Hetal elaborated on the factors that influenced her art, "By the time I was studying my masters, Painting was not limited. It has moved away from the surface. And when you move away from the surface you think of space, time and concepts."
Explaining her inclination for installations, she said that she has moved into abstraction and space and is very interested in doing multidisciplinary projects. Her understanding of painting is quite different. She did not want to limit herself to just painting. She also said she works with immediate expressions. She chiefly explained about one of her project 'Reason not-knot' at Geneva, Switzerland.

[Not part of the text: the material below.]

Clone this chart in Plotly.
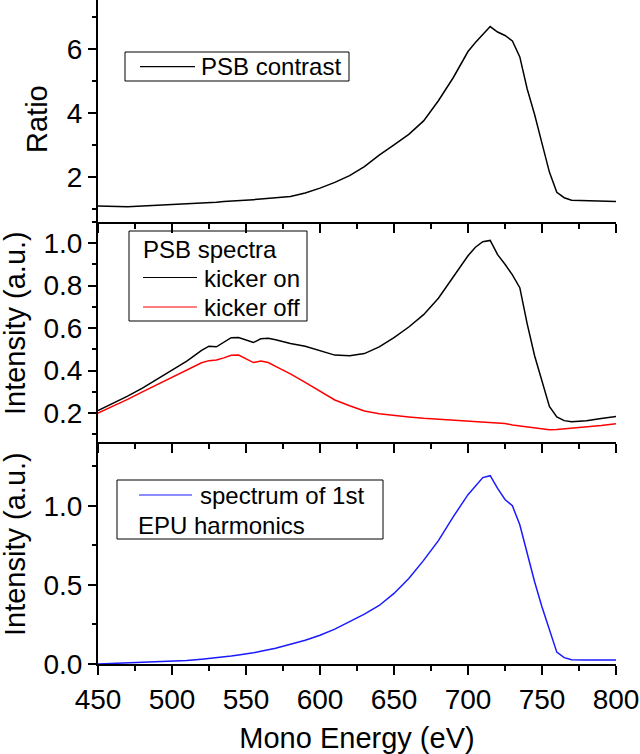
import plotly.graph_objects as go

energy = [450, 460, 470, 480, 490, 500, 510, 520, 525, 530, 535, 540, 545, 550, 555, 560,
          565, 570, 580, 590, 600, 610, 620, 630, 640, 650, 660, 670, 680, 690, 700, 705,
          710, 715, 720, 725, 730, 735, 740, 745, 750, 755, 760, 765, 770, 780, 790, 800]

psb_contrast = [1.09, 1.08, 1.07, 1.09, 1.11, 1.13, 1.16, 1.19, 1.20, 1.21, 1.23, 1.24, 1.26, 1.28, 1.29, 1.31,
                1.33, 1.35, 1.39, 1.50, 1.65, 1.83, 2.04, 2.32, 2.68, 3.00, 3.33, 3.75, 4.38, 5.10, 5.92, 6.20,
                6.45, 6.70, 6.53, 6.42, 6.25, 5.75, 4.75, 3.95, 3.05, 2.15, 1.52, 1.35, 1.27, 1.25, 1.24, 1.23]

kicker_on = [0.212, 0.245, 0.280, 0.318, 0.360, 0.400, 0.445, 0.495, 0.515, 0.512, 0.535, 0.555, 0.556, 0.545, 0.532, 0.550,
             0.552, 0.545, 0.528, 0.515, 0.495, 0.473, 0.470, 0.480, 0.512, 0.555, 0.605, 0.663, 0.740, 0.840, 0.940, 0.980,
             1.006, 1.012, 0.945, 0.900, 0.850, 0.790, 0.620, 0.470, 0.350, 0.232, 0.183, 0.165, 0.160, 0.165, 0.175, 0.184]

kicker_off = [0.200, 0.232, 0.265, 0.300, 0.335, 0.370, 0.405, 0.437, 0.447, 0.450, 0.460, 0.472, 0.473, 0.455, 0.438, 0.445,
              0.438, 0.420, 0.385, 0.345, 0.302, 0.262, 0.235, 0.210, 0.197, 0.188, 0.182, 0.176, 0.172, 0.168, 0.165, 0.163,
              0.160, 0.158, 0.157, 0.152, 0.145, 0.140, 0.135, 0.131, 0.128, 0.122, 0.123, 0.126, 0.129, 0.134, 0.142, 0.150]

epu_spectrum = [0.000, 0.003, 0.006, 0.009, 0.012, 0.015, 0.022, 0.030, 0.034, 0.038, 0.044, 0.050, 0.057, 0.063, 0.071, 0.080,
                0.090, 0.100, 0.125, 0.150, 0.182, 0.220, 0.268, 0.315, 0.370, 0.446, 0.540, 0.655, 0.780, 0.930, 1.070, 1.125,
                1.178, 1.190, 1.110, 1.040, 1.000, 0.880, 0.700, 0.520, 0.360, 0.210, 0.075, 0.040, 0.027, 0.025, 0.025, 0.025]

x_ticks = [450, 500, 550, 600, 650, 700, 750, 800]

W, H = 640, 754
ML, MR, MT, MB = 98, 24, 0, 90
PW = W - ML - MR
PH = H - MT - MB

def px(xp):
    return (xp - ML) / PW

def py(yp):
    return (MT + PH - yp) / PH

FONT = "Liberation Sans, Arial, sans-serif"

fig = go.Figure()
fig.add_trace(go.Scatter(x=energy, y=psb_contrast, mode="lines", name="PSB contrast",
                         line=dict(color="black", width=1.5), xaxis="x", yaxis="y"))
fig.add_trace(go.Scatter(x=energy, y=kicker_on, mode="lines", name="kicker on",
                         line=dict(color="black", width=1.5), xaxis="x2", yaxis="y2"))
fig.add_trace(go.Scatter(x=energy, y=kicker_off, mode="lines", name="kicker off",
                         line=dict(color="#ff0000", width=1.5), xaxis="x2", yaxis="y2"))
fig.add_trace(go.Scatter(x=energy, y=epu_spectrum, mode="lines", name="spectrum of 1st EPU harmonics",
                         line=dict(color="#1a1aff", width=1.5), xaxis="x3", yaxis="y3"))

def xax(anchor, labels):
    return dict(range=[450, 800], anchor=anchor, domain=[0, 1], showline=True, linecolor="black",
                linewidth=2, ticks="outside", ticklen=9, tickwidth=2, tickcolor="black",
                tickvals=x_ticks, showticklabels=labels, showgrid=False, zeroline=False,
                minor=dict(dtick=25, tick0=0, ticks="outside", ticklen=5, tickwidth=2, tickcolor="black"),
                tickfont=dict(family=FONT, size=28, color="black"))

def yax(anchor, rng, dom, dtick, mdtick, fmt):
    return dict(range=rng, anchor=anchor, domain=dom, showline=True, linecolor="black",
                linewidth=2, ticks="outside", ticklen=8, tickwidth=2, tickcolor="black",
                dtick=dtick, tick0=0, tickformat=fmt, showgrid=False, zeroline=False,
                minor=dict(dtick=mdtick, tick0=0, ticks="outside", ticklen=4, tickwidth=2, tickcolor="black"),
                tickfont=dict(family=FONT, size=28, color="black"))

d_top = [py(221.7), 1]
d_mid = [py(441.7), py(221.7)]
d_bot = [0, py(441.7)]

fig.update_layout(
    width=W, height=H, margin=dict(l=ML, r=MR, t=MT, b=MB, autoexpand=False),
    paper_bgcolor="white", plot_bgcolor="white", showlegend=False,
    font=dict(family=FONT, color="black"),
    xaxis=xax("y", False),
    xaxis2=xax("y2", False),
    xaxis3=dict(xax("y3", True), title=dict(text="Mono Energy (eV)", font=dict(family=FONT, size=29), standoff=14)),
    yaxis=yax("x", [0.6, 7.53], d_top, 2, 1, "d"),
    yaxis2=yax("x2", [0.066, 1.1], d_mid, 0.2, 0.1, ".1f"),
    yaxis3=yax("x3", [0, 1.405], d_bot, 0.5, 0.25, ".1f"),
)

# y axis titles
for txt, xx, yy in [("Ratio", 37, 119), ("Intensity (a.u.)", 15, 323), ("Intensity (a.u.)", 15, 544)]:
    fig.add_annotation(text=txt, x=px(xx), y=py(yy), xref="paper", yref="paper", showarrow=False,
                       textangle=-90, xanchor="center", yanchor="middle", font=dict(family=FONT, size=29))

LF = 24
def box(x0, y0, x1, y1):
    fig.add_shape(type="rect", xref="paper", yref="paper", x0=px(x0), x1=px(x1), y0=py(y1), y1=py(y0),
                  line=dict(color="black", width=1), fillcolor="rgba(0,0,0,0)")

def sample(x0, x1, y, color):
    fig.add_shape(type="line", xref="paper", yref="paper", x0=px(x0), x1=px(x1), y0=py(y), y1=py(y),
                  line=dict(color=color, width=1.2))

def label(txt, x, y):
    fig.add_annotation(text=txt, x=px(x), y=py(y), xref="paper", yref="paper", showarrow=False,
                       xanchor="left", yanchor="middle", font=dict(family=FONT, size=LF), borderpad=0)

# top legend
box(125, 52, 349, 81)
sample(140, 195, 66.7, "black")
label("PSB contrast", 200, 66.5)

# middle legend
box(129, 231, 307, 321)
label("PSB spectra", 142, 249.5)
sample(143, 197, 277.5, "black")
label("kicker on", 203, 278.5)
sample(143, 197, 307, "#ff0000")
label("kicker off", 203, 307.5)

# bottom legend
box(117, 480, 383, 539)
sample(139, 192, 495, "#1a1aff")
label("spectrum of 1st", 199, 495.5)
label("EPU harmonics", 137, 525.5)

fig.write_html("out.html", config={"displayModeBar": False},
               post_script="document.body.style.margin='0';document.body.style.padding='0';")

“It was a site-specific installation and I worked on a 300-year old attic. Attics hold a great importance in the history of Europe. Holocaust was a terrifying genocide at the time of world war ll. Many families used to hide in the attics of their homes for months,” she related. Hetal picks up concepts from things happening in around her.
Her projects develop around multiple works that simultaneously incorporate a variety of mediums like painting, site specific installation, sculptures, performance, video, various craft techniques that she is deeply involved to bring in to her visual practice and producing a body of work that surfaces from multiple layer of expression.
Tirumala’s works deal with his own visual experiences happening around him.
The everyday lives of people, indulged in various activities, as, a lane of school children in uniform, a queue in a temples, the traditional painting on the threshold of a door, to the scenes of children's play with his unique and simple style of painting. The Telangana artist who also studied at college of fine arts, Jnafau, spoke about how his work is mainly visuals from his own life. It is like a timeline of his life, he said; his work and style are greatly influenced by changes in his life and his situation.
He also made many paintings, which are visuals from his train journeys. Some of his major works are 'Me and Myself' that is like an introduction to his life, 'Amma', 'The Journey', ‘The Gift Box', 'Can We Stop It', 'The playground', 'Switch', 'Door of New Year' and the Hope series. His depiction of the visuals in a painting is quite direct and evidently his works are like the pages of a diary.